» **Task objective**: Skip the pictures, please, and write out exactly the lines from the opening of the data through the line containing "import plotly.graph_objects as go".

» **Dataset excerpt**:
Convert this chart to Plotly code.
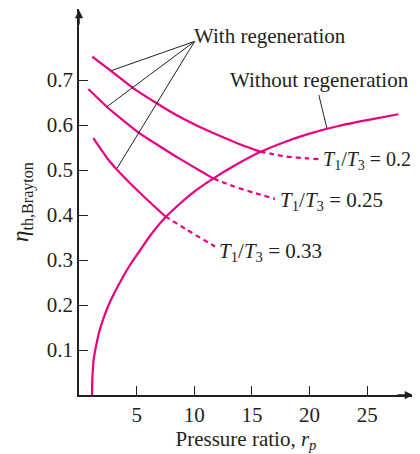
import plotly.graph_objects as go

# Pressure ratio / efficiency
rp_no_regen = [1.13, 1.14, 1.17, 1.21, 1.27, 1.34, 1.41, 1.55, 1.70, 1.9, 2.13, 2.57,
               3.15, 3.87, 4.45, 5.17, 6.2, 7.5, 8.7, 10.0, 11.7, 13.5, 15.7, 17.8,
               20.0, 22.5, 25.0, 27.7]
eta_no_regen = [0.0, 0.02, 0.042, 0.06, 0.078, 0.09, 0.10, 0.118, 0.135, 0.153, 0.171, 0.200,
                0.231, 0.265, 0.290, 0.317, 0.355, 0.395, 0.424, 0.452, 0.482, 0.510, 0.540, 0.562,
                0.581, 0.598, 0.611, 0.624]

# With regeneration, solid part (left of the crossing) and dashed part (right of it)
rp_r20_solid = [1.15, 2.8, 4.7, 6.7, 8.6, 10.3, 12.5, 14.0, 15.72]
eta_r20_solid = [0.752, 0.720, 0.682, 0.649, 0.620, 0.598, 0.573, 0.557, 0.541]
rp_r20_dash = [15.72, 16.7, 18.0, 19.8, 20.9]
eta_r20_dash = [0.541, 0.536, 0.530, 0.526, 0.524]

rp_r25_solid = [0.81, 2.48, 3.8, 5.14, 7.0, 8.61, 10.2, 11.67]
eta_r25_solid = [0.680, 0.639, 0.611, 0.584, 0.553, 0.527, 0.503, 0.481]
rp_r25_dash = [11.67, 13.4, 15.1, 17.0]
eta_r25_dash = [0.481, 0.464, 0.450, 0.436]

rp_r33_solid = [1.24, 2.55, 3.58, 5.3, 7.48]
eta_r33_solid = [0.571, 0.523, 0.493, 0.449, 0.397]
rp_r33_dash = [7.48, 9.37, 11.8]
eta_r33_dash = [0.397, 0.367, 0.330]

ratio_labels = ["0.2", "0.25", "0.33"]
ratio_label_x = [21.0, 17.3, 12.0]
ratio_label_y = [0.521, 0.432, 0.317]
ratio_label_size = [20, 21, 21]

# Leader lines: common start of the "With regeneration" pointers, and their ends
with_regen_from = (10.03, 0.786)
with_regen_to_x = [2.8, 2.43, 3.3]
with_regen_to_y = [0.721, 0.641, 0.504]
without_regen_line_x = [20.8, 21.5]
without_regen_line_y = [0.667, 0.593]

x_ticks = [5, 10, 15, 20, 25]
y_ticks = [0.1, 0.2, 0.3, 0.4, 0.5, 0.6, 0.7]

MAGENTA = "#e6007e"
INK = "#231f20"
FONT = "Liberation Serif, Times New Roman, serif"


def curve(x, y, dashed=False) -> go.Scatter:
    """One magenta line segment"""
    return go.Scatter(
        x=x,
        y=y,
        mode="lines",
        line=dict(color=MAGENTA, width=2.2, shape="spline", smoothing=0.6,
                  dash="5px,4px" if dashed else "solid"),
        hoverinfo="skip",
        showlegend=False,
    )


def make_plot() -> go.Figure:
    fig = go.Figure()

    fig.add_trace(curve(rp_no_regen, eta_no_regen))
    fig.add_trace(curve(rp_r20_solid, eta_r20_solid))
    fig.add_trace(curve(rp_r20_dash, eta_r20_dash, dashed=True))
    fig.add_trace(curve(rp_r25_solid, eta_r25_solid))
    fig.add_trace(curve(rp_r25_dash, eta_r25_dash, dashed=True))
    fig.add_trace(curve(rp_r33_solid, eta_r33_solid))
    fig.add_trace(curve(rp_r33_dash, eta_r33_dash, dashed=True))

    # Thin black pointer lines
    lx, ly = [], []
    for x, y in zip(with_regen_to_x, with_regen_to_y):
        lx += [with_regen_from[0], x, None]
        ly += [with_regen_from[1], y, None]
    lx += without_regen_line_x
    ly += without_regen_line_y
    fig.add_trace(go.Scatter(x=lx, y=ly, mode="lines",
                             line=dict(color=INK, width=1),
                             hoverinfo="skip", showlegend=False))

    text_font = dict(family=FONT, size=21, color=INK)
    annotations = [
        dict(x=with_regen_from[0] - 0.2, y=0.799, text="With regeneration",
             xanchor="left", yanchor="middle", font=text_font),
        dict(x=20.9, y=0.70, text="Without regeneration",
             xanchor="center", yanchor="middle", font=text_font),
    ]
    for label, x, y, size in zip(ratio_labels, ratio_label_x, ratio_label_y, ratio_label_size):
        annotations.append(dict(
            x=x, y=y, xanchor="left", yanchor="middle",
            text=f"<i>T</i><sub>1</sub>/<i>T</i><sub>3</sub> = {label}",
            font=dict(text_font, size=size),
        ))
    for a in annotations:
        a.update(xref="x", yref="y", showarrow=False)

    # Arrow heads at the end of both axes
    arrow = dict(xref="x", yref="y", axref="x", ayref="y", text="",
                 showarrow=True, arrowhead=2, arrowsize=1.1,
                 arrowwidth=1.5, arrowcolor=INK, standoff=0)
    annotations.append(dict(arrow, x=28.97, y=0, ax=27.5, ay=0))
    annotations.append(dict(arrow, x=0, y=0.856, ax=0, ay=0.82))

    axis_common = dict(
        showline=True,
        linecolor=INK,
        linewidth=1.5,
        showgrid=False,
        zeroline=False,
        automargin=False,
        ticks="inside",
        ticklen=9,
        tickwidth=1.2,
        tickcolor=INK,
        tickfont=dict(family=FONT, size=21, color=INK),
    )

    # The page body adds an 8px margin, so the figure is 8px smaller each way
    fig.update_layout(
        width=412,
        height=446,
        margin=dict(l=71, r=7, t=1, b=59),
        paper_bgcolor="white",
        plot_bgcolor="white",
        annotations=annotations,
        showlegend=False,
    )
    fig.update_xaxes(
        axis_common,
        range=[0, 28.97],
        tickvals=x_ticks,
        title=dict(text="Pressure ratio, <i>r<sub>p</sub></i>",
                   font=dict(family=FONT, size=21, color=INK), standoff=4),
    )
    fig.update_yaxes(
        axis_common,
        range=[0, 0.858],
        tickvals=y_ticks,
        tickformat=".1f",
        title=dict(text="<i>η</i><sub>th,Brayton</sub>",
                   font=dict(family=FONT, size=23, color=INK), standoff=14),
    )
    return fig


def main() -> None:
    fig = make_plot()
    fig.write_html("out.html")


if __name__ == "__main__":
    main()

» **Correct output**:
Convert this chart to Plotly code.
import plotly.graph_objects as go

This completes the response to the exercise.